Knockout Roses and Shrub Roses:
- Prune out any dead branches and any branches that cross in the middle to open up the center for light and air circulation.
- Use hedge shears to prune Knockout, Ground Cover and Shrub Roses, reducing the height to about 16” lower than where you want to see the first flowers appear.
- When you are done, CLEAN UP, CLEAN UP, CLEAN UP! (see description above)
- Use hand pruners or hedge shears periodically to “dead head” after a large bloom, or to reduce the size of the rose.
- Prune Knockout roses again in August to encourage fall blooms. Use hedge shears to remove no more than 1/3 of the growth. Follow by fertilizing with organic fertilizer such as Maestro Gro Rose Food.
Climbing Roses:
Climbing Roses that bloom only in the spring should be pruned AFTER they bloom, as they bloom on old wood. Climbing roses that bloom continuously may be pruned in February, and also throughout the season.

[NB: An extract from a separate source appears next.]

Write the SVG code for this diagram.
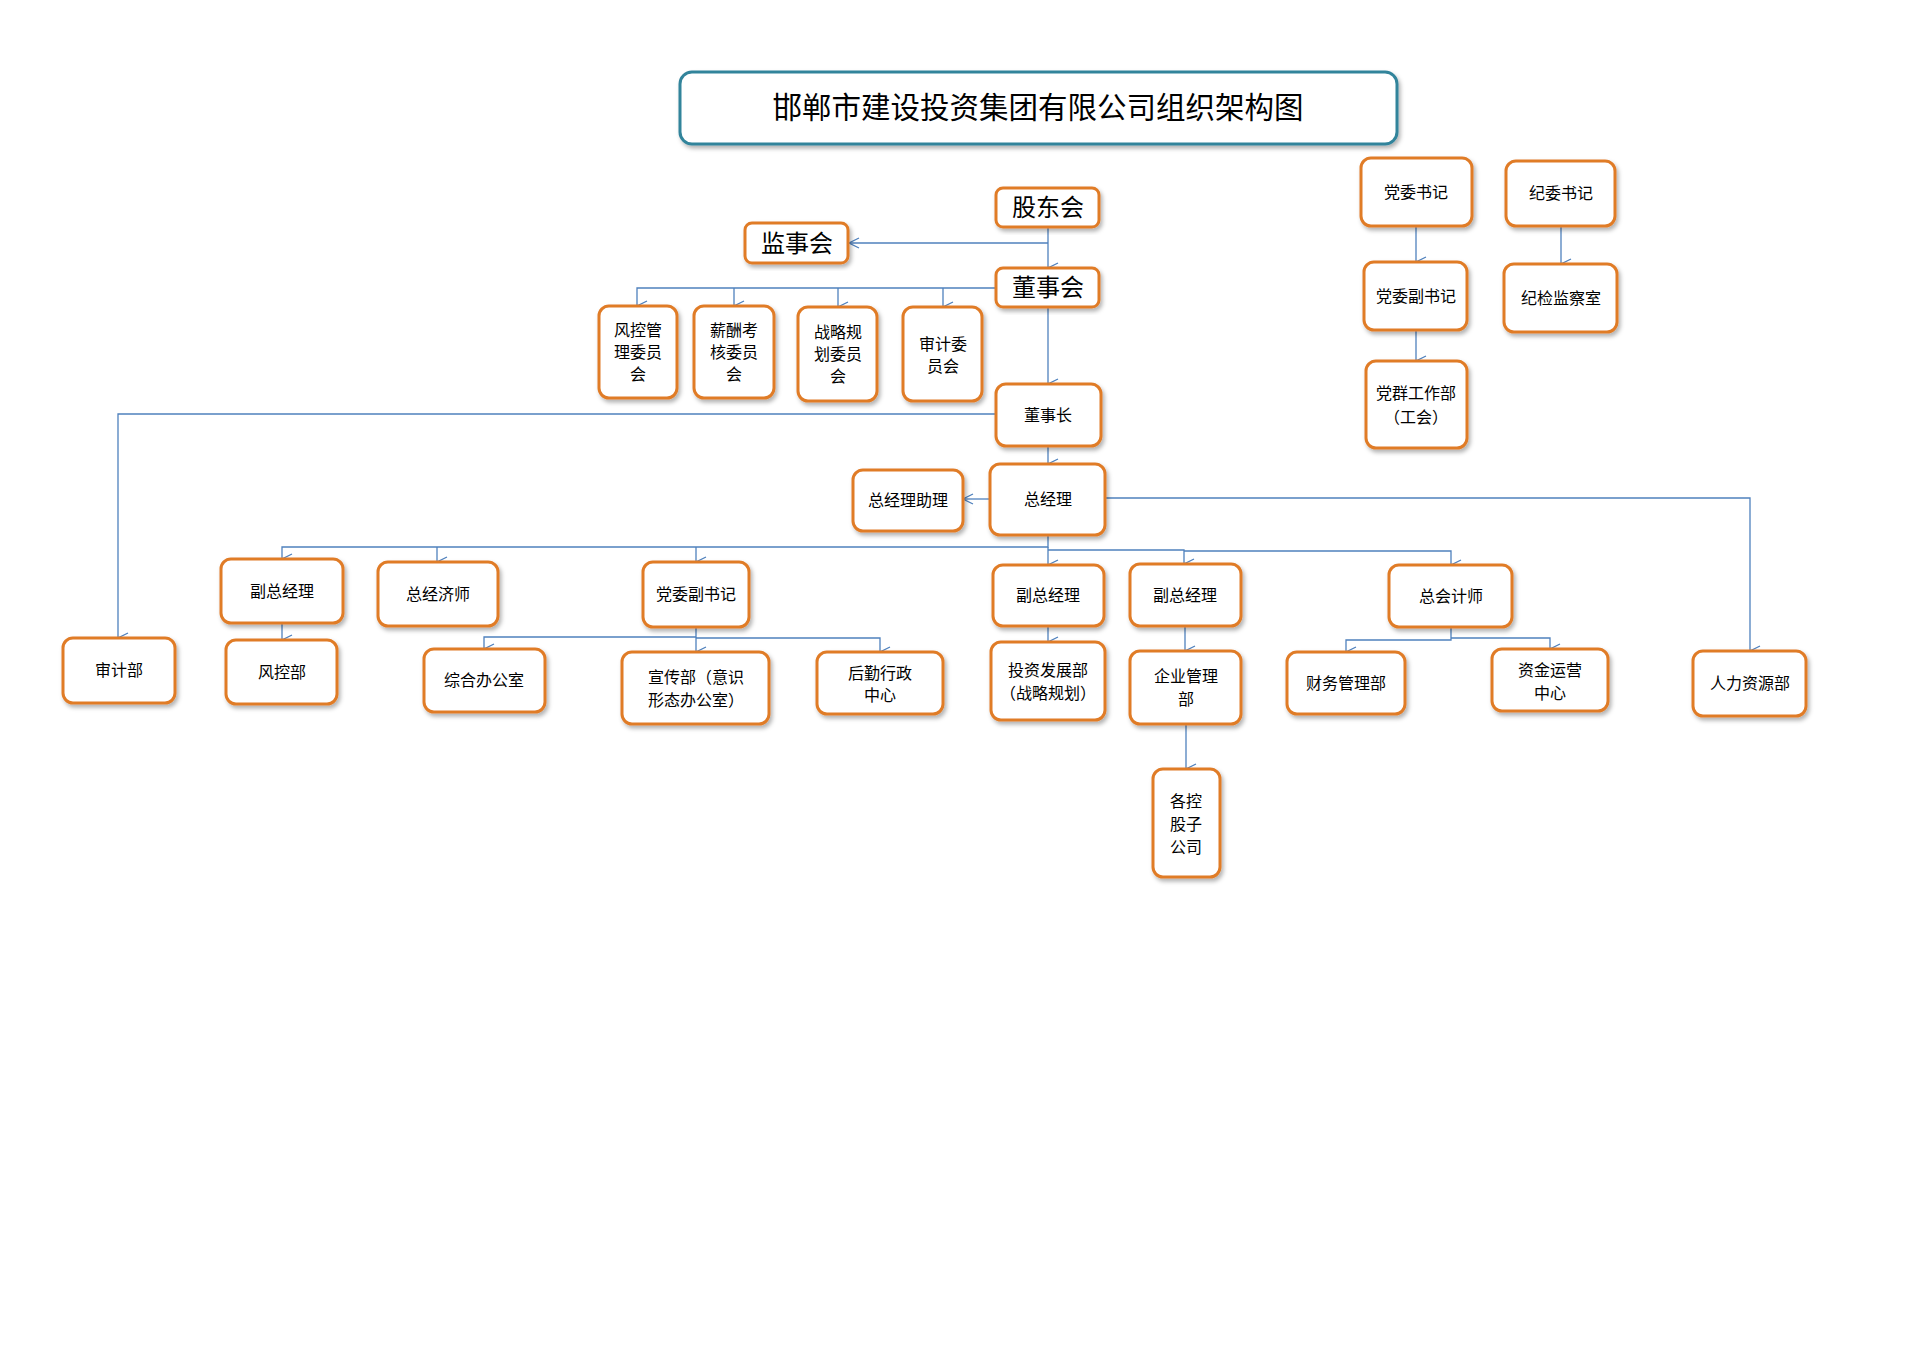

Do not prune until the rose is at least 2-3 years old.
- Locate the oldest, woodiest cane and remove at ground level. These canes will be the least productive, and will compete with new canes for water and nutrients. Choose the cane you want to remove, cut it at the base and follow it up the plant, cutting sections of it at intervals until the entire cane has been removed.
- Do not remove more than one-third of the canes at any one time. If you have let your climber go for many years, prune out the old canes gradually each year.
Groundcover Roses:
These roses, such as the low-growing Drift and Flower Carpet varieties, are easily pruned with hedge shears in
February and may also be trimmed lightly throughout the growing season. Do not remove more than one-third of the growth at one time.